Archbishop J. Michael Miller brings prayers to the Catholic Charities Men’s Hostel just before Christmas. “It’s really a beautify ministry that you are carrying out,” he told shelter workers. The 108 beds at the shelter are filled every night of the year. Nicholas Elbers

Homeless find no room at the inn

By  Nicholas Elbers, Canadian Catholic News
  • January 3, 2024

VANCOUVER -- For many of the downtrodden who find themselves filling the 108 beds each night at Vancouver’s Catholic Charities Men’s Shelter, it’s a devastating cycle that an ever-worsening economy just won’t let them exit.

The shelter can only provide a temporary home for 90 days before guests must move on. For Operating Manager Solomon Atta, the most challenging part of his job is asking homeless men to leave when the 90 days are up.

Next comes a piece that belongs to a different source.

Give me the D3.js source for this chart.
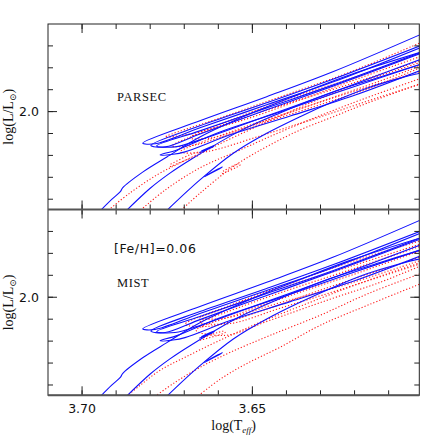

Many of the men make a circuit of local shelters, staying for the maximum amount of time before moving on to the next place that will have them. Eventually, they can return to the Catholic Charities shelter. It’s a cycle that some men have continued for over a decade, said Solomon.

Staff paint a grim picture that shows the state of homelessness in Vancouver — and elsewhere in post-pandemic Canada — and the essential role the shelter plays in the worsening economy. As the elderly are finding it increasingly difficult to survive on a fixed income, many end up homeless after the death of a spouse removes half their fixed income.

Recuperative Care Manager Thiago Camargo said the 108-bed shelter is operating at capacity every night, with the average age of residents around 51 — a number that increases every year.

The shelter, next to St. Paul’s Hospital, is unique in the Lower Mainland because its third floor provides 26 respite beds for high-risk patients who need a place to recover from surgeries or other significant health complications.

Unlike the other guests, third-floor residents are not required to leave the shelter during the day. Although the respite floor isn’t a medical space, it provides the men with a stable environment and meals while staff help them with basic human and health needs like medication and appointment reminders. After they’re discharged, the shelter finds them stable housing, for example, retirement housing in the case of the elderly.

Referrals for respite beds come from local hospitals, who remain connected with the men while they stay at the shelter. It’s up to Camargo to determine if the shelter will be suitable for their needs.

Although most referrals come from St. Paul’s or Vancouver General Hospital, an increasing number have been coming from the Fraser Valley as news of the shelter’s service spreads. There are an estimated 2,000 shelter beds across the Lower Mainland, which Camargo estimates is 3,000 short of what’s needed. 

Vancouver Archbishop J. Michael Miller was a special guest at the shelter just before Christmas. He brought with him a gift they could use: a Christmas blessing. Gathering in prayer with employees, Miller offered his appreciation and encouragement for their work.

“We thank you all for being God’s instruments (at the shelter),” he said. “It’s really a beautiful ministry that you are carrying out. (The men) need your smiles and your compassion.”

After wishing them a “blessed and wonderful” Christmas season, the Archbishop toured the facility with members of the management team, who described the operations at the Comox Street facility.

A perennial problem has been employee turnover. With clients who can be difficult and hours that are challenging, burnout is high among its 40 employees. The shelter is currently hiring for several positions, including a general manager.